AI misinformation risk checklist
AI writes fluently, which is exactly what makes its mistakes dangerous — a confident, well-structured paragraph can contain an invented statistic, a fake citation, or a fact that was true two years ago and isn’t now. This checklist forces the verification steps people skip when content “looks finished,” and gives you a clear risk level before you hit publish.
How it works
You choose the publication channel, because the stakes scale the bar — a social post and a health-advice article are not held to the same standard. Then you work through twelve checks grouped into five areas: factual claims, currency, citations, framing, and accountability. Critical checks (verifying claims, checking stats and quotes, removing hallucinated citations) are weighted heavily.

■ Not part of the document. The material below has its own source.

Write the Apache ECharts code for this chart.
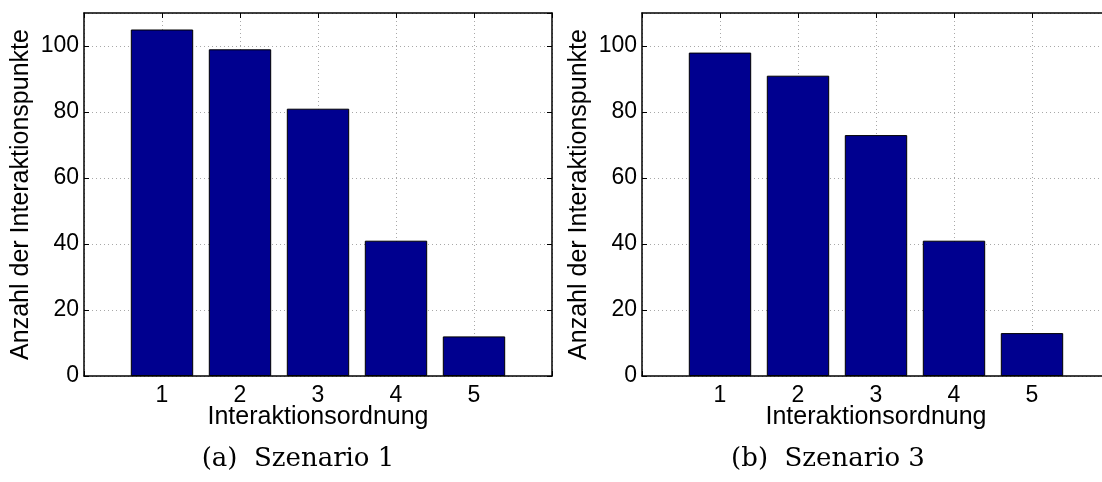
<!DOCTYPE html>
<html>
<head>
<meta charset="utf-8">
<script src="https://cdn.jsdelivr.net/npm/echarts@6/dist/echarts.min.js"></script>
<style>
  html, body { margin: 0; padding: 0; background: #fff; }
  #main { width: 1102px; height: 482px; }
</style>
</head>
<body>
<div id="main"></div>
<script>
// Interaktionsordnung 1..5
var orders = [1, 2, 3, 4, 5];
// Anzahl der Interaktionspunkte
var szenario1 = [105, 99, 81, 41, 12];
var szenario3 = [98, 91, 73, 41, 13];
var captions = ['(a)  Szenario 1', '(b)  Szenario 3'];
var xMin = 0, xMax = 6;
var yMin = 0, yMax = 110, yStep = 20;

var sans = 'Liberation Sans';
var gridLine = { show: true, lineStyle: { color: '#a8a8a8', type: [1, 3], width: 1 } };
var boxLine = { show: true, onZero: false, lineStyle: { color: '#000', width: 1.5 } };
var tickIn = { show: true, inside: true, length: 5, lineStyle: { color: '#000', width: 1 } };

// rechtes Panel läuft über den Bildrand hinaus (wie im Original)
var grids = [
    { left: 84, top: 13, width: 468, height: 363, outerBoundsMode: 'none', containLabel: false },
    { left: 642, top: 13, width: 468, height: 363, outerBoundsMode: 'none', containLabel: false }
];
var xAxes = [], yAxes = [], series = [];

function addPanel(g, values) {
    // unten
    xAxes.push({
        type: 'value', gridIndex: g, position: 'bottom',
        min: xMin, max: xMax, interval: 1,
        axisLine: boxLine, axisTick: tickIn, splitLine: gridLine,
        axisLabel: {
            margin: 8, color: '#000', fontFamily: sans, fontSize: 23,
            formatter: function (v) { return (v < 1 || v > 5) ? '' : v; }
        },
        name: 'Interaktionsordnung', nameLocation: 'middle', nameGap: 29, nameMoveOverlap: false,
        nameTextStyle: { color: '#000', fontFamily: sans, fontSize: 25 }
    });
    // oben (Rahmen)
    xAxes.push({
        type: 'value', gridIndex: g, position: 'top',
        min: xMin, max: xMax, interval: 1,
        axisLine: boxLine, axisTick: tickIn,
        axisLabel: { show: false }, splitLine: { show: false }
    });
    yAxes.push({
        type: 'value', gridIndex: g, position: 'left',
        min: yMin, max: yMax, interval: yStep,
        axisLine: boxLine, axisTick: tickIn, splitLine: gridLine,
        axisLabel: { margin: 5, showMaxLabel: false, color: '#000', fontFamily: sans, fontSize: 23 },
        name: 'Anzahl der Interaktionspunkte', nameLocation: 'middle', nameGap: 50, nameMoveOverlap: false,
        nameTextStyle: { color: '#000', fontFamily: sans, fontSize: 25 }
    });
    yAxes.push({
        type: 'value', gridIndex: g, position: 'right',
        min: yMin, max: yMax, interval: yStep,
        axisLine: boxLine, axisTick: tickIn,
        axisLabel: { show: false }, splitLine: { show: false }
    });
    series.push({
        type: 'bar',
        xAxisIndex: g * 2, yAxisIndex: g * 2,
        barWidth: '80%',
        data: orders.map(function (o, i) { return [o, values[i]]; }),
        itemStyle: { color: '#00008f', borderColor: '#000', borderWidth: 1 }
    });
}

addPanel(0, szenario1);
addPanel(1, szenario3);

var myChart = echarts.init(document.getElementById('main'));
myChart.setOption({
    animation: false,
    grid: grids,
    xAxis: xAxes,
    yAxis: yAxes,
    series: series,
    graphic: [
        { type: 'text', x: 298, y: 459,
          style: { text: captions[0], fill: '#000', fontFamily: 'DejaVu Serif', fontSize: 26, align: 'center', verticalAlign: 'middle' } },
        { type: 'text', x: 828, y: 459,
          style: { text: captions[1], fill: '#000', fontFamily: 'DejaVu Serif', fontSize: 26, align: 'center', verticalAlign: 'middle' } }
    ]
});
</script>
</body>
</html>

The tool computes a weighted score, applies a stricter threshold for high-stakes channels, and — crucially — blocks a “low risk” verdict if any critical step is still incomplete, listing exactly what to finish first.
Tips and notes
- Open every citation. The single highest-yield check: confirm the source exists and actually says what the text claims.
- Mind the cutoff. For anything recent — prices, laws, leaders, software versions — the model may be confidently out of date.
- Watch the framing, not just the facts. Cherry-picked true facts can still mislead. Check for false balance and implied causation.
- Human sign-off for high stakes. Health, legal, financial, and news content should clear this checklist and get qualified human review.